Se l’amore è un sentimento “buono” perché fa tanto soffrire l’amato e l’amante? Gli amori più contrastati sono anche quelli più profondi; il bene è tale in rapporto al male. Non vi può essere amore senza pena; passione senza sofferenza.
Si dice che l’amore sia una droga. Dunque fa male? O il paragone è dettato dall’effetto di totale trasporto che l’innamorato prova? Ma si è innamorati o ci si crede tali e dunque lo si è? Se poi il credo viene meno, svanisce anche il sentimento?
C’è un solo amore per tutta la vita o è la vita stessa che ci richiede amori diversi? Il bene di un uomo verso la sua donna è diverso dal sentimento di una madre verso il proprio figlio? Eppure entrambi li definiamo “amore”. E fino a dove la dedizione completa verso un’altra persona è amore e non annullamento di se stessi?
E c’è amore anche verso se stessi? Il bene che uno si vuole si può chiamare amore? E sulla base di quali condizioni e di quali fattori interni/esterni, l’individuo destina la sua quota di bene agli altri, privandosene? E di quante persone ci si può innamorare? Allo stesso modo, quante persone si possono amare? E da quante persone si può essere amati?
Se l’amore è cosa diversa dalla ragione, quando seguo l’uno e quando l’altra? Oppure, proprio perché essendo diversi, si integrano e insieme permettono di comprendere il senso delle cose e il giusto indirizzo? La mente si apre tramite il sogno; il cuore tramite l’amore.
Di amore si parla da sempre, in ogni modo. Ma è giusto esprimere l’amore a parole? O il parlarne ne riduce la magia? Sono veramente necessarie le parole per esprimere questo sentimento o il silenzio rappresenta il linguaggio più adeguato alla sua trasmissione? Le parole bloccano il sentimento o gli forniscono le ali per volare? Se guardiamo al panorama musicale, nazionale e internazionale, il tema dell’amore rappresenta il fulcro della maggior parte delle canzoni. Volete fare un esperimento?
Provate a inserire in un motore di ricerca la parola amore abbinata a canzone: il risultato che otterrete è un numero decisamente significativo. E se pensate che in tutte quelle canzoni si parla d’amore con una sfumatura sempre diversa, vi renderete conto di quanto sia difficile confinare il tema in poche battute o di quanto sia riduttivo darne una definizione univoca. Se poi, sempre in un gioco immaginario, associamo a quelle canzoni d’amore le molteplici emozioni che il popolo dei fans produce e prova per le stesse, la fotografia che ne deriva è davvero variopinta e fantastica.

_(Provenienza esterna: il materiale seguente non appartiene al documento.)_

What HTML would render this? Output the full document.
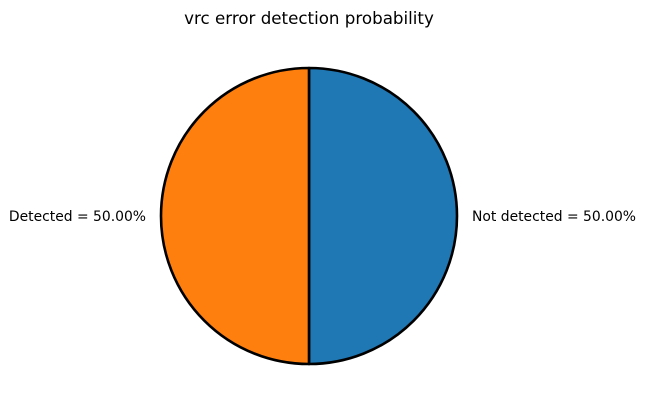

Cambiando prospettiva, amore è una parola. Rappresenta un’etichetta, condivisa da persone che utilizzano lo stesso codice. Se cambio il codice, come comprendo l’amore? E se definisco questo sentimento di legame affettivo che mi fa star bene con un’altra parola, intendo sempre lo stesso stato di benessere? Di sinonimi per amore ve ne sono diversi, più o meno attigui, incisivi, erotici, familiari. Proviamo a fare un gioco: se descrivessimo quello stato emotivo che attrae due persone con un altro termine (fagiolo per usare un termine di senso compiuto; aumitx per inventarne uno nuovo), non credete che, dopo i primi attimi di ilarità o di spaesamento, il sentimento resti il medesimo e nulla muti nei vostri cuori? Noi crediamo sia così.
Ed è su questa linea che, come parte del mondo della cooperazione sociale, con questa riflessione vogliamo porre la nostra attenzione sul ruolo delle parole e sul peso da attribuire ai sentimenti propri e dell’altro.

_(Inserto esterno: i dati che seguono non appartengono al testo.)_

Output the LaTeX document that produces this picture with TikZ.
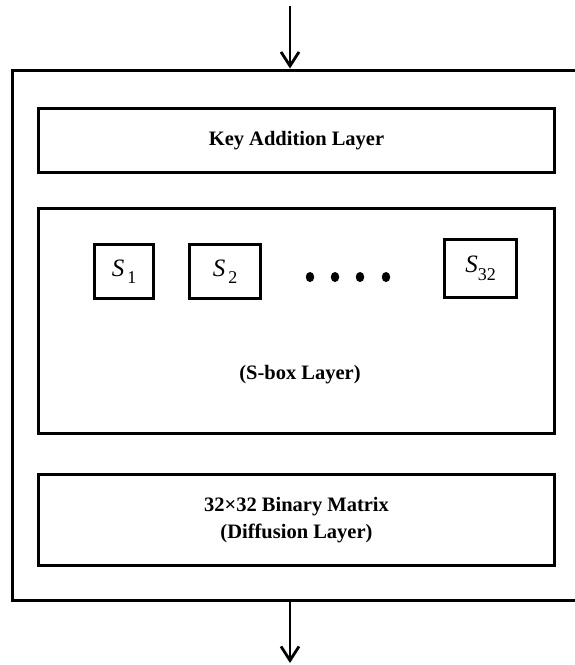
\documentclass[tikz,border=0pt]{standalone}
\usepackage{fontspec}
\setmainfont{Liberation Serif}
\usetikzlibrary{arrows.meta,shapes.geometric}
\begin{document}
\begin{tikzpicture}[x=1pt,y=-1pt,
  layerbox/.style={draw,line width=3pt,minimum width=516pt,inner sep=0pt,align=center,
    font=\fontsize{20.5}{26.5}\selectfont\bfseries},
  sbox/.style={draw,line width=3pt,inner sep=0pt,minimum height=54pt,
    font=\fontsize{25}{25}\selectfont},
  flow/.style={line width=2.8pt,-{Straight Barb[length=14pt,width=18pt,line width=2.8pt]}},
  blob/.style={fill=black,ellipse,minimum width=8.5pt,minimum height=10pt,inner sep=0pt}]
\useasboundingbox (0,0) rectangle (574,665);
\node[draw,line width=3pt,minimum width=565pt,minimum height=530pt,inner sep=0pt] (round) at (295,335) {};
\node[layerbox,minimum height=64pt] (key) at (296.5,140.5) {Key Addition Layer};
\node[layerbox,minimum height=225pt] (sl) at (296.5,321) {};
\node[font=\fontsize{20.5}{24}\selectfont\bfseries] (sllabel) at (300,375) {(S-box Layer)};
\node[layerbox,minimum height=91pt] (diff) at (296.5,520) {32×32 Binary Matrix\\(Diffusion Layer)};
\node[sbox,minimum width=59pt] (s1) at (124,271.5) {\textit{S}\raisebox{-0.3em}{\fontsize{18}{18}\selectfont\,1}};
\node[sbox,minimum width=71pt] (s2) at (225,271.5) {\textit{S}\raisebox{-0.3em}{\fontsize{18}{18}\selectfont\,2}};
\node[sbox,minimum width=72pt,minimum height=58pt] (s32) at (480.5,268.5) {\textit{S}\raisebox{-0.3em}{\fontsize{18}{18}\selectfont 32}};
\foreach \i/\xx in {1/310,2/335,3/360,4/386}
  \node[blob] (d\i) at (\xx,277) {};
\coordinate (in) at (290,6);
\coordinate (out) at (290,663);
\draw[flow] (in) -- (in |- round.north);
\draw[flow] (out |- round.south) -- (out);
\end{tikzpicture}
\end{document}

Fermiamoci a ragionare sul loro significato e senso primario che questi hanno per noi e per gli altri. Consideriamo che vi possano essere molteplici sfaccettature tutte adeguate e corrette; rileviamo che vi è un trend e che siamo noi a decidere dove sta l’asticella ogni giorno, come anche il grado di ebollizione.
Siamo noi a essere innamorati veramente se crediamo che sia così.